Os IFs caracterizam-se por ter uma parcela significativa de seus estudantes de baixa renda, cerca de 60% dos/as alunos/as dos IFs são oriundos de famílias com renda per capita de até um salário mínimo e meio. Empresas de cidades médias e pequenas, de regiões pobres do país, terão interesse e capacidade de investimento como prevê o “Future-se”?
Como o projeto não estabelece garantias de financiamento público, o desdobramento mais provável será o fechamento de diversos câmpus, com a redução da oferta de educação profissional e tecnológica, atingindo diretamente os/as estudantes mais pobres e socialmente vulneráveis.
Algumas consequências podem ser esperadas para os institutos federais, caso o “Future-se” avance, tais como: a) o esvaziamento e consequente fim do ensino médio integrado; b) o fechamento de cursos de licenciatura, que correspondem a 20% das vagas ofertadas pelos institutos federais (Lei 11892/2008); c) o enfraquecimento das ciências humanas no currículo dos cursos de educação profissional e tecnológica, o que acarretará em uma formação tecnicista e unilateral; d) além do enfraquecimento das relações entre os IFs e as comunidades, já que o “Future-se” orienta-se exclusivamente para o empreendedorismo, não levando em consideração às demandas sociais. É emblemático que a palavra extensão seja citada apenas duas vezes em todo o projeto de lei.

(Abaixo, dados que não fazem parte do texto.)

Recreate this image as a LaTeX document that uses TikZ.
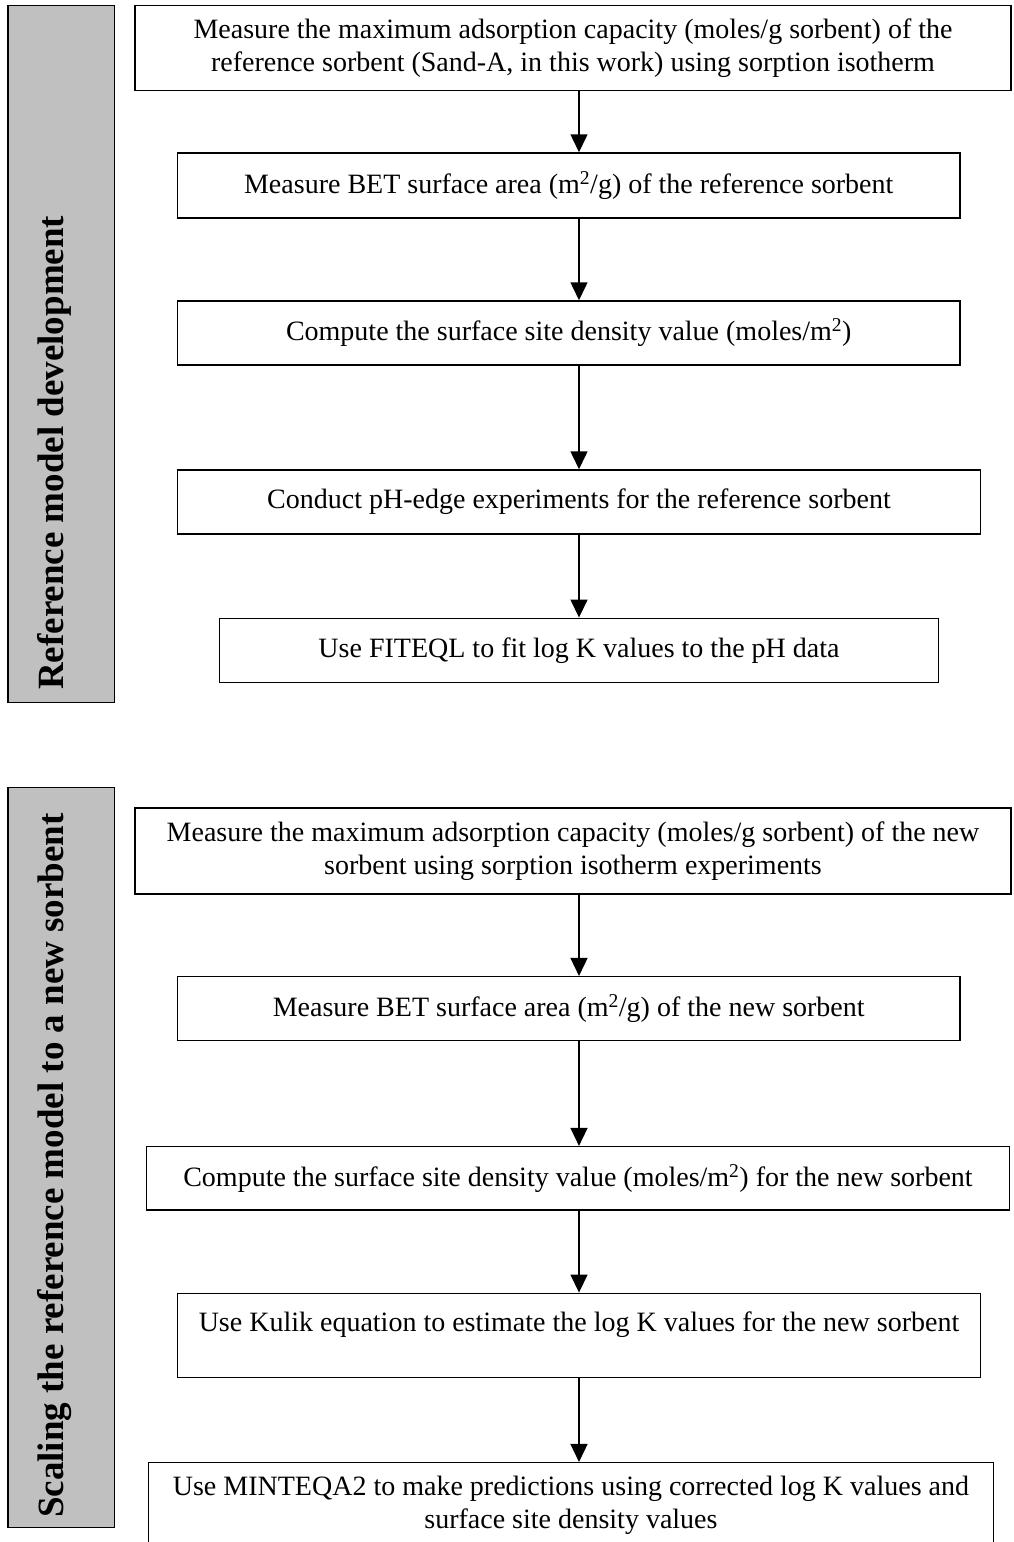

Quanto aos/as Docentes e os/as Técnicos-Administrativos em Educação, o futuro também não é nada promissor, a começar pela extinção dos concursos públicos, já que as OSs poderão contratar novos profissionais sem concurso. A possibilidade dos servidores efetivos serem cedidos para a Organização Social contratada, implicará na precarização das condições de trabalho.
A possibilidade de cobrança de matrículas e mensalidades dos cursos de pós-graduação lato sensu (especialização) ofertados nos IFs afetará um número expressivo de estudantes de baixa renda, principalmente aqueles que residem em cidades pequenas e médias do interior do país e nas periferias das grandes cidades onde estão situados muitos dos campus dos IFs.
Resistir e lutar por um Instituto Popular!
As fortes mobilizações estudantis e sindicais que ocorreram nos dias 15 e 30 de maio, no dia 14 de junho e no dia 13 de agosto demonstraram que a resistência contra o projeto de desmonte da educação pública do país está nas ruas!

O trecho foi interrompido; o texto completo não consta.